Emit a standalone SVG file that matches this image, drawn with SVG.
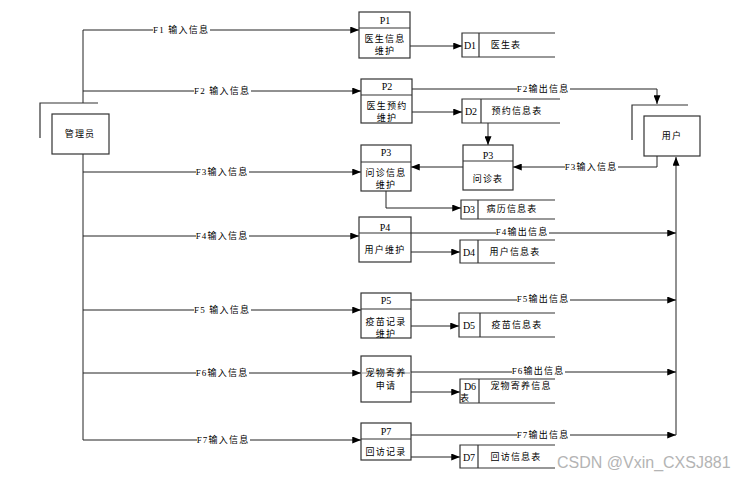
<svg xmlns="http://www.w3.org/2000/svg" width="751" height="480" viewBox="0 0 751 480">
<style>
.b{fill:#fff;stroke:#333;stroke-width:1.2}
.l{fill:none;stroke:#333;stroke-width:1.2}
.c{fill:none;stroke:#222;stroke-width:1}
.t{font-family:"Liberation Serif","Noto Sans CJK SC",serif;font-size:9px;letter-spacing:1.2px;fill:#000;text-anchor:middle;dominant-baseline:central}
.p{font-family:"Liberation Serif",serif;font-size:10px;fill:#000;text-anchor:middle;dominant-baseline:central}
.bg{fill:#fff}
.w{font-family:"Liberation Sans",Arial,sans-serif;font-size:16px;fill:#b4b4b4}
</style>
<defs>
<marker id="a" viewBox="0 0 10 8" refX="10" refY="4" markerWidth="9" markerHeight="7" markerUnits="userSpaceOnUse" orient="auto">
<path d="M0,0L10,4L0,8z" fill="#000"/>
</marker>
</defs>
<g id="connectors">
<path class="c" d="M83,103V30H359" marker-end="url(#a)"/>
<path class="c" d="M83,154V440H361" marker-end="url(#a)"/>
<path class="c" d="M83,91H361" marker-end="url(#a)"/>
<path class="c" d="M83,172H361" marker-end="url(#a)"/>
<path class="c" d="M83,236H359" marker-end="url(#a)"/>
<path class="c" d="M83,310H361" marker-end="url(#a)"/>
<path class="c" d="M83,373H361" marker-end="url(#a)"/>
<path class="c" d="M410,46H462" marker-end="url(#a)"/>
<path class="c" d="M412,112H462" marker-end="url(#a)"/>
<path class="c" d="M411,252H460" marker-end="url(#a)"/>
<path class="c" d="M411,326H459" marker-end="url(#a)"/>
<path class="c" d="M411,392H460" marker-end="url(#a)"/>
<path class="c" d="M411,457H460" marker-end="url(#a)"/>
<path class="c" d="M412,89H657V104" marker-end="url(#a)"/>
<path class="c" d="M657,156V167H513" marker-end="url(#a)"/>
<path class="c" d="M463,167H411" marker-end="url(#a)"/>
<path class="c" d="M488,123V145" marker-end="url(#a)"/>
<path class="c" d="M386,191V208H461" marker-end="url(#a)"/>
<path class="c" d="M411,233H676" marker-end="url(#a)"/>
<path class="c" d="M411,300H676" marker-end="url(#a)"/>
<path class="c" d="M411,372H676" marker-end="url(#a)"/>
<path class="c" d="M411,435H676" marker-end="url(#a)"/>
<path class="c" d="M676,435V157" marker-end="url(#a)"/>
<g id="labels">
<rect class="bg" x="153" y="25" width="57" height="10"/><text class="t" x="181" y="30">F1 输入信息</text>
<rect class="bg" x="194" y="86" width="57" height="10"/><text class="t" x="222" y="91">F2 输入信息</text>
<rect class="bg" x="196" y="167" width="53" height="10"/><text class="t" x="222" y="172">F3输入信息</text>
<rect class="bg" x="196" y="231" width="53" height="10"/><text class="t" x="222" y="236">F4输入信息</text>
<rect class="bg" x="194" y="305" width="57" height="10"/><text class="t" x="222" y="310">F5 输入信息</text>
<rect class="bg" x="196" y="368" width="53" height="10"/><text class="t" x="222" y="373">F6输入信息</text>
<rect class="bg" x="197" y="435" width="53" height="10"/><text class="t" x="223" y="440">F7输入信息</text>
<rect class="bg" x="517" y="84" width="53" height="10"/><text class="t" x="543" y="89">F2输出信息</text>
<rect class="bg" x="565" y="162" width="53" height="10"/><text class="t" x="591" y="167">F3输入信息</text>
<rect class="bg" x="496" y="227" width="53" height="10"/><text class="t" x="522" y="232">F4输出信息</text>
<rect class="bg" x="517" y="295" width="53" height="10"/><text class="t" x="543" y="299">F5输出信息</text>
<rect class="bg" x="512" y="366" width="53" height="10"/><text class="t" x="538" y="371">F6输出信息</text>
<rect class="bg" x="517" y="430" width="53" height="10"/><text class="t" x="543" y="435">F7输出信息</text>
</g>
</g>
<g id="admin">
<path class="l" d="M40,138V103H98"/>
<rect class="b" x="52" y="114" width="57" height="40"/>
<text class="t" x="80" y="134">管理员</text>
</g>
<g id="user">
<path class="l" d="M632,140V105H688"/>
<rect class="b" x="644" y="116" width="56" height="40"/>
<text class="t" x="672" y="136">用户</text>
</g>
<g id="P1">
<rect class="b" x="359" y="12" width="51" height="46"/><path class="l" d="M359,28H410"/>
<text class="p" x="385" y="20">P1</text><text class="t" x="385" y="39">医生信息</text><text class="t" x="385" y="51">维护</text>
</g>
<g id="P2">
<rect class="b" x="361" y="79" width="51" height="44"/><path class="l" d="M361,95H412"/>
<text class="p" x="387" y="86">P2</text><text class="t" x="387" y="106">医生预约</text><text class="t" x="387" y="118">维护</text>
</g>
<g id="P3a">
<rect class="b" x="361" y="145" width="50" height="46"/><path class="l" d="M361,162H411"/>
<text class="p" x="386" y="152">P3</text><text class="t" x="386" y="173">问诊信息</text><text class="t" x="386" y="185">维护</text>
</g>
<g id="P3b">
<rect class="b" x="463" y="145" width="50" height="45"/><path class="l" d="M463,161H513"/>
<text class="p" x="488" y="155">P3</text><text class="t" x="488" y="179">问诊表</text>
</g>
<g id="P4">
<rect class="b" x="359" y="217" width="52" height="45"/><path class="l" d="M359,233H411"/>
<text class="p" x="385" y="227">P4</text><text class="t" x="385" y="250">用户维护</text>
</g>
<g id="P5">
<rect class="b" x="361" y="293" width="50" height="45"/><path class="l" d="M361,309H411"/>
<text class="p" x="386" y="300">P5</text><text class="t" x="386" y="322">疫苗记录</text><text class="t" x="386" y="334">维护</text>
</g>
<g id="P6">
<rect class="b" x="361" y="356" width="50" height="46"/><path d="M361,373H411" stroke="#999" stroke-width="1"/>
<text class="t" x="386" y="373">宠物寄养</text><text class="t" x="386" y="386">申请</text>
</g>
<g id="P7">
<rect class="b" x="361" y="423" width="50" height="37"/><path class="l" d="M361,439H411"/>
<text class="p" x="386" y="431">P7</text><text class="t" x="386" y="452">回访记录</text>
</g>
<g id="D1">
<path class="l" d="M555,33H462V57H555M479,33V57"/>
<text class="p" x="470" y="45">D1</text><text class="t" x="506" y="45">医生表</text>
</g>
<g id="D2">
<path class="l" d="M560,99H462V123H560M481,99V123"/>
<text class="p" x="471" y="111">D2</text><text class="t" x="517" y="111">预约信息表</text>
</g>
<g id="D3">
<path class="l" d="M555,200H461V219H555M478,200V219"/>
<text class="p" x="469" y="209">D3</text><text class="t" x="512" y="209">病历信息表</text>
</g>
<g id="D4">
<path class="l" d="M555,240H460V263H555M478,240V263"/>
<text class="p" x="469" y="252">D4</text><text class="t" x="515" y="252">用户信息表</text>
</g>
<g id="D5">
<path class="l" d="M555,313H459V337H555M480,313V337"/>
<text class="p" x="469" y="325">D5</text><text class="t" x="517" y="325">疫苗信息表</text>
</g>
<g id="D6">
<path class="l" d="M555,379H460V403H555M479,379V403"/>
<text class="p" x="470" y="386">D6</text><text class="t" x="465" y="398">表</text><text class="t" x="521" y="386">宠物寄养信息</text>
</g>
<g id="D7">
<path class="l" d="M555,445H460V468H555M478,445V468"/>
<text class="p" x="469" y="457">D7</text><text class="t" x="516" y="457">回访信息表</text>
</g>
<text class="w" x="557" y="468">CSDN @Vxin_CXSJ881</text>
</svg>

━━━━━━━━━━━━━━━━━━━━

Task instructions.
Copy out all of the data word for word. Do not carry over any picture.

Correct answer.
Emit a standalone SVG file that matches this image, drawn with SVG.
<svg xmlns="http://www.w3.org/2000/svg" width="751" height="480" viewBox="0 0 751 480">
<style>
.b{fill:#fff;stroke:#333;stroke-width:1.2}
.l{fill:none;stroke:#333;stroke-width:1.2}
.c{fill:none;stroke:#222;stroke-width:1}
.t{font-family:"Liberation Serif","Noto Sans CJK SC",serif;font-size:9px;letter-spacing:1.2px;fill:#000;text-anchor:middle;dominant-baseline:central}
.p{font-family:"Liberation Serif",serif;font-size:10px;fill:#000;text-anchor:middle;dominant-baseline:central}
.bg{fill:#fff}
.w{font-family:"Liberation Sans",Arial,sans-serif;font-size:16px;fill:#b4b4b4}
</style>
<defs>
<marker id="a" viewBox="0 0 10 8" refX="10" refY="4" markerWidth="9" markerHeight="7" markerUnits="userSpaceOnUse" orient="auto">
<path d="M0,0L10,4L0,8z" fill="#000"/>
</marker>
</defs>
<g id="connectors">
<path class="c" d="M83,103V30H359" marker-end="url(#a)"/>
<path class="c" d="M83,154V440H361" marker-end="url(#a)"/>
<path class="c" d="M83,91H361" marker-end="url(#a)"/>
<path class="c" d="M83,172H361" marker-end="url(#a)"/>
<path class="c" d="M83,236H359" marker-end="url(#a)"/>
<path class="c" d="M83,310H361" marker-end="url(#a)"/>
<path class="c" d="M83,373H361" marker-end="url(#a)"/>
<path class="c" d="M410,46H462" marker-end="url(#a)"/>
<path class="c" d="M412,112H462" marker-end="url(#a)"/>
<path class="c" d="M411,252H460" marker-end="url(#a)"/>
<path class="c" d="M411,326H459" marker-end="url(#a)"/>
<path class="c" d="M411,392H460" marker-end="url(#a)"/>
<path class="c" d="M411,457H460" marker-end="url(#a)"/>
<path class="c" d="M412,89H657V104" marker-end="url(#a)"/>
<path class="c" d="M657,156V167H513" marker-end="url(#a)"/>
<path class="c" d="M463,167H411" marker-end="url(#a)"/>
<path class="c" d="M488,123V145" marker-end="url(#a)"/>
<path class="c" d="M386,191V208H461" marker-end="url(#a)"/>
<path class="c" d="M411,233H676" marker-end="url(#a)"/>
<path class="c" d="M411,300H676" marker-end="url(#a)"/>
<path class="c" d="M411,372H676" marker-end="url(#a)"/>
<path class="c" d="M411,435H676" marker-end="url(#a)"/>
<path class="c" d="M676,435V157" marker-end="url(#a)"/>
<g id="labels">
<rect class="bg" x="153" y="25" width="57" height="10"/><text class="t" x="181" y="30">F1 输入信息</text>
<rect class="bg" x="194" y="86" width="57" height="10"/><text class="t" x="222" y="91">F2 输入信息</text>
<rect class="bg" x="196" y="167" width="53" height="10"/><text class="t" x="222" y="172">F3输入信息</text>
<rect class="bg" x="196" y="231" width="53" height="10"/><text class="t" x="222" y="236">F4输入信息</text>
<rect class="bg" x="194" y="305" width="57" height="10"/><text class="t" x="222" y="310">F5 输入信息</text>
<rect class="bg" x="196" y="368" width="53" height="10"/><text class="t" x="222" y="373">F6输入信息</text>
<rect class="bg" x="197" y="435" width="53" height="10"/><text class="t" x="223" y="440">F7输入信息</text>
<rect class="bg" x="517" y="84" width="53" height="10"/><text class="t" x="543" y="89">F2输出信息</text>
<rect class="bg" x="565" y="162" width="53" height="10"/><text class="t" x="591" y="167">F3输入信息</text>
<rect class="bg" x="496" y="227" width="53" height="10"/><text class="t" x="522" y="232">F4输出信息</text>
<rect class="bg" x="517" y="295" width="53" height="10"/><text class="t" x="543" y="299">F5输出信息</text>
<rect class="bg" x="512" y="366" width="53" height="10"/><text class="t" x="538" y="371">F6输出信息</text>
<rect class="bg" x="517" y="430" width="53" height="10"/><text class="t" x="543" y="435">F7输出信息</text>
</g>
</g>
<g id="admin">
<path class="l" d="M40,138V103H98"/>
<rect class="b" x="52" y="114" width="57" height="40"/>
<text class="t" x="80" y="134">管理员</text>
</g>
<g id="user">
<path class="l" d="M632,140V105H688"/>
<rect class="b" x="644" y="116" width="56" height="40"/>
<text class="t" x="672" y="136">用户</text>
</g>
<g id="P1">
<rect class="b" x="359" y="12" width="51" height="46"/><path class="l" d="M359,28H410"/>
<text class="p" x="385" y="20">P1</text><text class="t" x="385" y="39">医生信息</text><text class="t" x="385" y="51">维护</text>
</g>
<g id="P2">
<rect class="b" x="361" y="79" width="51" height="44"/><path class="l" d="M361,95H412"/>
<text class="p" x="387" y="86">P2</text><text class="t" x="387" y="106">医生预约</text><text class="t" x="387" y="118">维护</text>
</g>
<g id="P3a">
<rect class="b" x="361" y="145" width="50" height="46"/><path class="l" d="M361,162H411"/>
<text class="p" x="386" y="152">P3</text><text class="t" x="386" y="173">问诊信息</text><text class="t" x="386" y="185">维护</text>
</g>
<g id="P3b">
<rect class="b" x="463" y="145" width="50" height="45"/><path class="l" d="M463,161H513"/>
<text class="p" x="488" y="155">P3</text><text class="t" x="488" y="179">问诊表</text>
</g>
<g id="P4">
<rect class="b" x="359" y="217" width="52" height="45"/><path class="l" d="M359,233H411"/>
<text class="p" x="385" y="227">P4</text><text class="t" x="385" y="250">用户维护</text>
</g>
<g id="P5">
<rect class="b" x="361" y="293" width="50" height="45"/><path class="l" d="M361,309H411"/>
<text class="p" x="386" y="300">P5</text><text class="t" x="386" y="322">疫苗记录</text><text class="t" x="386" y="334">维护</text>
</g>
<g id="P6">
<rect class="b" x="361" y="356" width="50" height="46"/><path d="M361,373H411" stroke="#999" stroke-width="1"/>
<text class="t" x="386" y="373">宠物寄养</text><text class="t" x="386" y="386">申请</text>
</g>
<g id="P7">
<rect class="b" x="361" y="423" width="50" height="37"/><path class="l" d="M361,439H411"/>
<text class="p" x="386" y="431">P7</text><text class="t" x="386" y="452">回访记录</text>
</g>
<g id="D1">
<path class="l" d="M555,33H462V57H555M479,33V57"/>
<text class="p" x="470" y="45">D1</text><text class="t" x="506" y="45">医生表</text>
</g>
<g id="D2">
<path class="l" d="M560,99H462V123H560M481,99V123"/>
<text class="p" x="471" y="111">D2</text><text class="t" x="517" y="111">预约信息表</text>
</g>
<g id="D3">
<path class="l" d="M555,200H461V219H555M478,200V219"/>
<text class="p" x="469" y="209">D3</text><text class="t" x="512" y="209">病历信息表</text>
</g>
<g id="D4">
<path class="l" d="M555,240H460V263H555M478,240V263"/>
<text class="p" x="469" y="252">D4</text><text class="t" x="515" y="252">用户信息表</text>
</g>
<g id="D5">
<path class="l" d="M555,313H459V337H555M480,313V337"/>
<text class="p" x="469" y="325">D5</text><text class="t" x="517" y="325">疫苗信息表</text>
</g>
<g id="D6">
<path class="l" d="M555,379H460V403H555M479,379V403"/>
<text class="p" x="470" y="386">D6</text><text class="t" x="465" y="398">表</text><text class="t" x="521" y="386">宠物寄养信息</text>
</g>
<g id="D7">
<path class="l" d="M555,445H460V468H555M478,445V468"/>
<text class="p" x="469" y="457">D7</text><text class="t" x="516" y="457">回访信息表</text>
</g>
<text class="w" x="557" y="468">CSDN @Vxin_CXSJ881</text>
</svg>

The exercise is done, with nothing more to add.